Trevor was so wrapped up in Jackie’s story that he almost missed the far-off glint of headlights at the intersection about a mile in front of them. He used his alpha magic to borrow night vision from his bear. He pointed out the windshield. “Pickup truck with two men in it. Two shotguns in the rack behind their heads.”

“Maybe we should find that motel you mentioned.” She made a wry face. “Or at least a public bathroom.”

He started the engine and turned on the headlights. “There’s a file box under your seat. The map of Nebraska is on top. Use the flashlight and see where you want to go. I mark motels with a letter ‘M’ if they’re decent.”

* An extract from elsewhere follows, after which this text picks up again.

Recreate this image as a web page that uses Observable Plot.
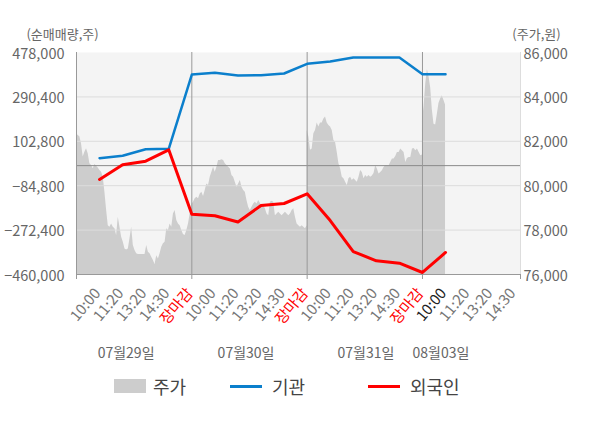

He pulled onto the road just as the pickup truck passed them, taking care to keep his face and hands in shadow. Jackie’s story had him wanting to avoid creating the memorable sight of a black man and woman in a big-rig truck in the middle of Nebraska farm country at night. “I’ll turn south at the intersection. We’re about eight miles from the interstate.”

“Do you mind if I use magic on your map to find someplace safe?”

He didn’t blame her for the caution in her voice. Magic could be a touchy subject, even among people who knew it was real. “Sure, if it’s not destructive. Good maps are hard to replace.”

The power overspill caressed him like an ocean wave, hardening him to an erection and making his body sing. He wished he had something to put over his lap. Not even diving naked into an icy pond would help at this point.

Out of the corner of his eye, he saw her spread out the map. She waved her hand, and points on the map appeared like tiny sparkles.

He slowed for the intersection, glancing at the map. “What’s that bright blue spot?”

She lifted the map and pointed the flashlight at it. “Ko- something or another, in Wyoming.” She frowned. “What was the name of the town your mechanic friend lives in?”

“Kotoyeesinay.” He should tell her about the call from his aunt.

“That’s the place.” She made a frustrated sound. “Damnit. As of this moment, that’s the only safe place to be in the four-state span of this map.” She dropped it to her lap. “But I’ll be backtracking instead of adding distance between me and the pride’s hunters and enforcers. Regardless, we can’t make it there tonight.”

The exhaustion in her voice concerned him. “How about the closest safe motel, for now? You can do the map spell again after you’ve had a few hours’ rest.”

He kept his eyes forward, toward the intersection, but everything else in him focused on her. She had to be close to her breaking point and could still kick his shifter ass out of her life. He didn’t know what he would do if she did.

“Okay. Turn right. The Lark Sleepytime Inn is about six miles south on the left.”

He let out the breath he’d been holding and turned right.